§ What needs to be done:
State how many lines hold the string "that". Give the number and nothing else.

§ Stored rows:
##############################

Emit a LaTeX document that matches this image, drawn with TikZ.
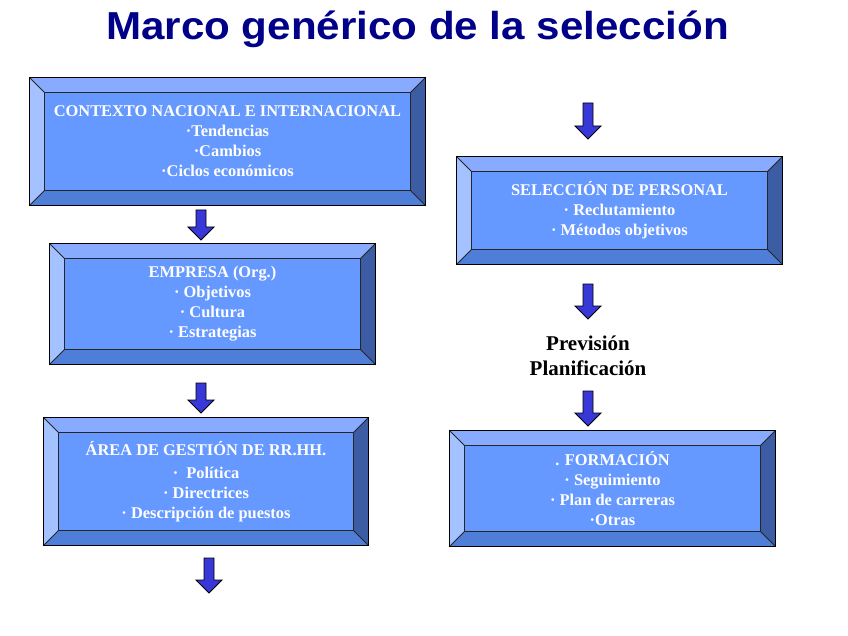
\documentclass[tikz,border=0pt]{standalone}
\usepackage{fontspec}
\setmainfont{Liberation Serif}
\newfontfamily\titlefont[FakeStretch=1.08]{Liberation Sans}
\usetikzlibrary{calc}
\definecolor{face}{HTML}{6699FF}
\definecolor{bevtop}{HTML}{88AAFF}
\definecolor{bevleft}{HTML}{A3C2FF}
\definecolor{bevbot}{HTML}{4F7ED8}
\definecolor{bevright}{HTML}{3C5CA3}
\definecolor{arrblue}{HTML}{3838D8}
\definecolor{navy}{HTML}{000088}
\tikzset{
  bbox/.style={draw=black, line width=1.4pt, fill=face, inner sep=0pt, align=center,
    text=white, font=\bfseries\fontsize{16.4}{20}\selectfont},
  bevline/.style={draw=black!85, line width=0.9pt},
  blockarr/.style={fill=arrblue, draw=black, line width=0.9pt, line join=miter},
  plain/.style={align=center, text=black, font=\bfseries\fontsize{21}{25}\selectfont},
}
\newcommand\bevel[1]{%
  \coordinate (#1-a) at ($(#1.north west)+(15pt,-15pt)$);
  \coordinate (#1-b) at ($(#1.north east)+(-15pt,-15pt)$);
  \coordinate (#1-c) at ($(#1.south east)+(-15pt,15pt)$);
  \coordinate (#1-d) at ($(#1.south west)+(15pt,15pt)$);
  \fill[bevtop] (#1.north west) -- (#1.north east) -- (#1-b) -- (#1-a) -- cycle;
  \fill[bevleft] (#1.north west) -- (#1-a) -- (#1-d) -- (#1.south west) -- cycle;
  \fill[bevbot] (#1.south west) -- (#1-d) -- (#1-c) -- (#1.south east) -- cycle;
  \fill[bevright] (#1.north east) -- (#1.south east) -- (#1-c) -- (#1-b) -- cycle;
  \draw[bevline] (#1-a) rectangle (#1-c);
  \draw[bevline] (#1.north west) -- (#1-a) (#1.north east) -- (#1-b)
                 (#1.south east) -- (#1-c) (#1.south west) -- (#1-d);
  \draw[black, line width=1.4pt] (#1.north west) rectangle (#1.south east);
}
\newcommand\darr[3]{%
  \filldraw[blockarr] (#1-5,#2) -- (#1+5,#2) -- (#1+5,#3-13) -- (#1+13,#3-13)
    -- (#1,#3) -- (#1-13,#3-13) -- (#1-5,#3-13) -- cycle;}
\newcommand\bu{\textperiodcentered}
\begin{document}
\begin{tikzpicture}[x=1pt, y=-1pt]
\useasboundingbox (0,0) rectangle (848,636);
\fill[white] (0,0) rectangle (848,636);
% title
\node (title) [anchor=base, text=navy, font=\titlefont\bfseries\fontsize{39}{44}\selectfont] at (417.5,40) {Marco genérico de la selección};
% boxes
\node (ctx) [bbox, minimum width=395pt, minimum height=127pt] at (227.5,141.5)
  {CONTEXTO NACIONAL E INTERNACIONAL\\ \bu Tendencias\\ \bu Cambios\\ \bu Ciclos económicos};
\bevel{ctx}
\node (emp) [bbox, minimum width=325pt, minimum height=120pt] at (212.5,304)
  {EMPRESA (Org.)\\ \bu\ Objetivos\\ \bu\ Cultura\\ \bu\ Estrategias};
\bevel{emp}
\node (area) [bbox, minimum width=324pt, minimum height=127pt] at (206,481.5)
  {ÁREA DE GESTIÓN DE RR.HH.\\[3pt] \bu\ \ Política\\ \bu\ Directrices\\ \bu\ Descripción de puestos};
\bevel{area}
\node (sel) [bbox, minimum width=325pt, minimum height=107pt] at (619.5,210.5)
  {SELECCIÓN DE PERSONAL\\ \bu\ Reclutamiento\\ \bu\ Métodos objetivos};
\bevel{sel}
\node (form) [bbox, minimum width=325pt, minimum height=115pt] at (612.5,488.5)
  {. FORMACIÓN\\ \bu\ Seguimiento\\ \bu\ Plan de carreras\\ \bu Otras};
\bevel{form}
% middle text
\node (prev) [plain] at (588,356) {Previsión\\Planificación};
% arrows
\darr{201}{210}{240}
\darr{201}{383}{413}
\darr{209}{558}{593}
\darr{588}{103}{139}
\darr{588}{284}{319}
\darr{588}{391}{426}
\end{tikzpicture}
\end{document}
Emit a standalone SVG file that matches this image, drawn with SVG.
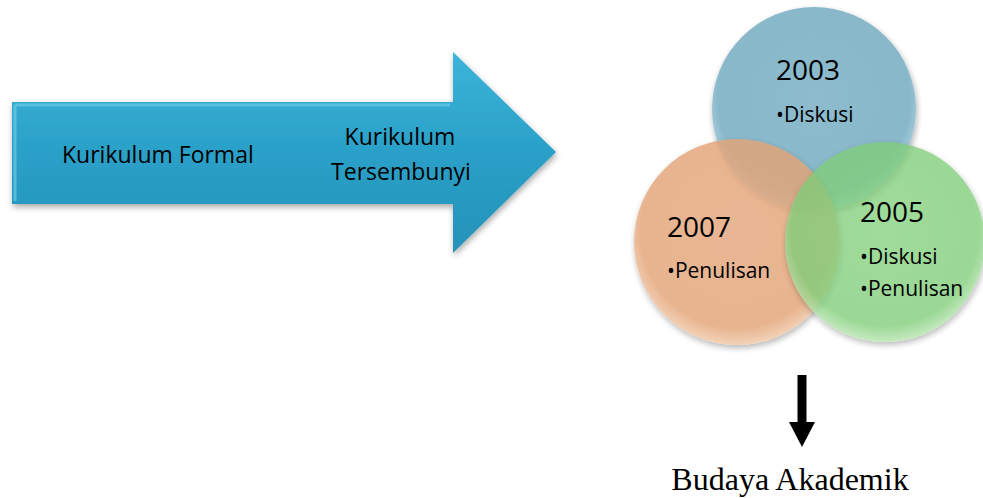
<svg xmlns="http://www.w3.org/2000/svg" width="983" height="498" viewBox="0 0 983 498">
  <style>
    .sans { font-family: "Open Sans", Lato, "Liberation Sans", sans-serif; fill: #000; }
    .year { font-size: 28px; }
    .item { font-size: 21px; }
    .label { font-size: 23px; }
    .serif { font-family: "Liberation Serif", serif; font-size: 32px; fill: #000; }
  </style>
  <defs>
    <linearGradient id="arrowFill" x1="0" y1="0" x2="0" y2="1">
      <stop offset="0" stop-color="#3cb4d8"/>
      <stop offset="0.5" stop-color="#2aa0c8"/>
      <stop offset="1" stop-color="#2592b8"/>
    </linearGradient>
    <radialGradient id="blueFill" cx="0.5" cy="0.45" r="0.55">
      <stop offset="0" stop-color="#85b7ca"/>
      <stop offset="0.85" stop-color="#7eb2c6"/>
      <stop offset="1" stop-color="#a9cfdc"/>
    </radialGradient>
    <radialGradient id="orangeFill" cx="0.5" cy="0.45" r="0.55">
      <stop offset="0" stop-color="#e5a77c"/>
      <stop offset="0.85" stop-color="#e3a478"/>
      <stop offset="1" stop-color="#f1c9a8"/>
    </radialGradient>
    <radialGradient id="greenFill" cx="0.5" cy="0.45" r="0.55">
      <stop offset="0" stop-color="#86d17f"/>
      <stop offset="0.85" stop-color="#7fcd78"/>
      <stop offset="1" stop-color="#b6e4ae"/>
    </radialGradient>
    <filter id="soft" x="-10%" y="-10%" width="120%" height="130%">
      <feGaussianBlur in="SourceAlpha" stdDeviation="3"/>
      <feOffset dx="1" dy="3" result="b"/>
      <feComponentTransfer><feFuncA type="linear" slope="0.35"/></feComponentTransfer>
      <feMerge><feMergeNode/><feMergeNode in="SourceGraphic"/></feMerge>
    </filter>
    <marker id="down" markerWidth="26" markerHeight="26" refX="0" refY="13" orient="auto" markerUnits="userSpaceOnUse" viewBox="0 0 26 26">
      <path d="M0,0 L25,13 L0,26 Z" fill="#000"/>
    </marker>
  </defs>

  <!-- big process arrow -->
  <g id="process-arrow">
    <path d="M12,102 L453,102 L453,52 L556,152 L453,253 L453,204 L12,204 Z" fill="url(#arrowFill)" filter="url(#soft)"/>
    <path d="M15,105 L450,105 M15,105 L15,201" stroke="#6cc9e6" stroke-width="3" fill="none" opacity="0.7"/>
    <text class="sans label" x="62" y="163">Kurikulum Formal</text>
    <text class="sans label" x="400" y="145" text-anchor="middle">Kurikulum</text>
    <text class="sans label" x="401" y="180" text-anchor="middle">Tersembunyi</text>
  </g>

  <!-- overlapping circles -->
  <g id="circle-2003">
    <circle cx="814" cy="109" r="102" fill="url(#blueFill)" opacity="0.92" filter="url(#soft)"/>
    <text class="sans year" x="776" y="80">2003</text>
    <text class="sans item" x="776" y="122">•Diskusi</text>
  </g>
  <g id="circle-2007">
    <circle cx="737" cy="242" r="103" fill="url(#orangeFill)" opacity="0.82" filter="url(#soft)"/>
    <text class="sans year" x="667" y="237">2007</text>
    <text class="sans item" x="667" y="278">•Penulisan</text>
  </g>
  <g id="circle-2005">
    <circle cx="885" cy="242" r="100" fill="url(#greenFill)" opacity="0.78" filter="url(#soft)"/>
    <text class="sans year" x="860" y="222">2005</text>
    <text class="sans item" x="860" y="264">•Diskusi</text>
    <text class="sans item" x="860" y="296">•Penulisan</text>
  </g>

  <!-- connector to result -->
  <g id="connectors">
    <line x1="802" y1="375" x2="802" y2="422" stroke="#000" stroke-width="9" marker-end="url(#down)"/>
  </g>

  <g id="result">
    <text class="serif" x="790" y="490" text-anchor="middle">Budaya Akademik</text>
  </g>
</svg>
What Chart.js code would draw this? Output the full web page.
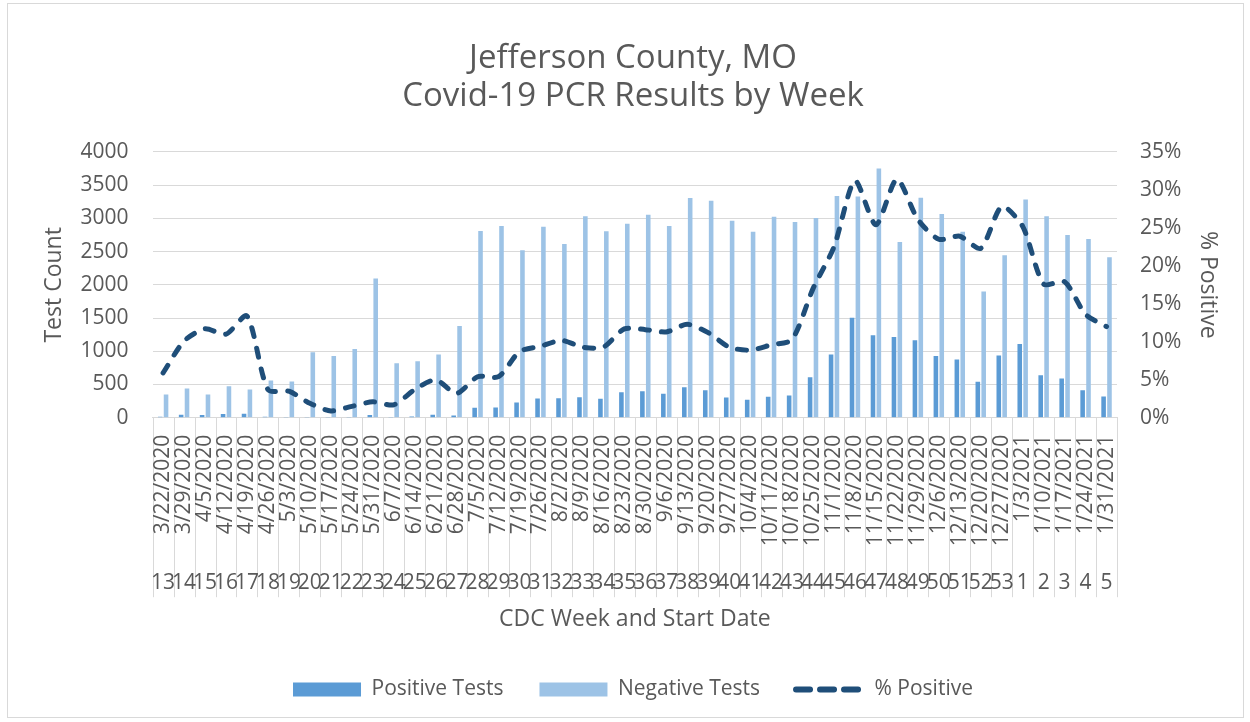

##############################

§ Correct answer:
2